One year since the most comprehensive overhaul of national biosecurity in more than a century came into force, the health of Australian farms, families, flora and fauna is being protected through stronger and more effective legislation than ever before.
Head of Biosecurity Policy at the Department of Agriculture and Water Resources, Matt Koval, said the Biosecurity Act 2015 modernised regulatory frameworks and delivered the flexibility required to respond to changing biosecurity risks in a global trading environment.
“The new Biosecurity Act is designed to protect our $59 billion agricultural industries and the capacity for our nation to produce and export clean, safe and sustainable agricultural goods to the world,” Mr Koval said.
“It’s a vital function for Australia—but it’s not just about stopping threats at the border.
“Biosecurity involves many industries and millions of goods, vessels, parcels and people coming to Australia—everyone has a role to play in maintaining our world class biosecurity status.
“The new legislation recognises that biosecurity is a shared responsibility and reflects the essential role played by industry, stakeholders and the broader community to protect Australia from the threat of pests and diseases.”

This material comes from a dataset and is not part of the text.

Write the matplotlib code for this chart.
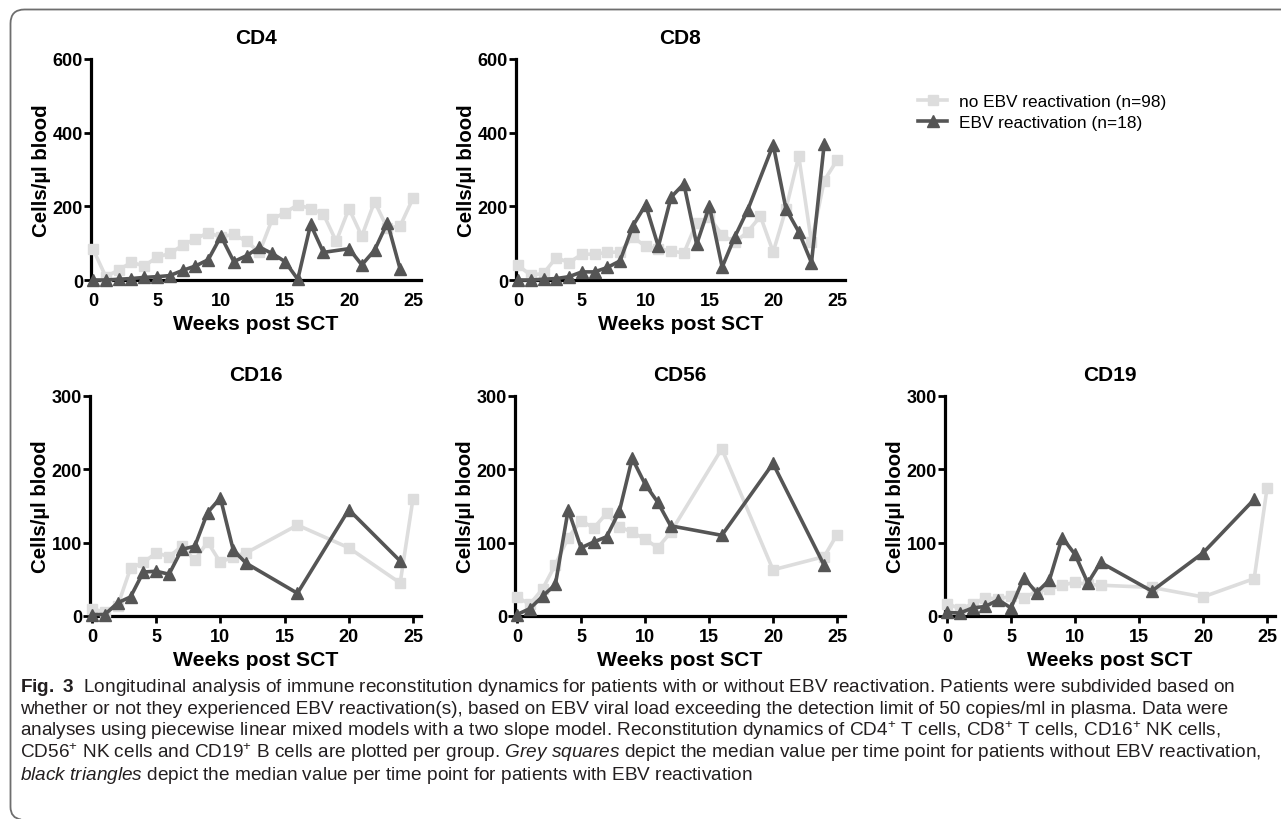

Executive Director of the Customs Brokers and Forwarders Council of Australia, Stephen Morris, said the new legislation provided more certainty around the responsibilities associated with importing cargo into Australia.
“We have worked closely with the Department of Agriculture and Water Resources to ensure that the businesses we represent are able to better manage the biosecurity risk associated with international trade and supply chain management—without compromising efficiency,” Mr Morris said.
Chief Executive Officer of the Australian Federation of International Forwarders, Brian Lovell, said Australia’s reputation for producing high value, high quality produce was largely due to this country being free of the most severe pests and diseases found in other parts of the world.
“The strength of our national biosecurity system provides for an unparalleled export advantage—underpinning market access across the globe,” Mr Lovell said.
“The new biosecurity legislation is providing us with the tools to actively protect that advantage and the flexibility to meet the constantly changing demands of a modern trading environment.”
Mr Koval said that to ensure a smooth transition and give industry time to adjust to new business practices, only those provisions that would be critical to operations in the first year had been rolled out.
“This approach was praised by the Australian National Audit Office in its report of January 2017, which said it meant industry was well prepared for the transition,” Mr Koval said.
“Over the coming year we will continue to work closely with industry to progressively roll out the remaining biosecurity provisions.”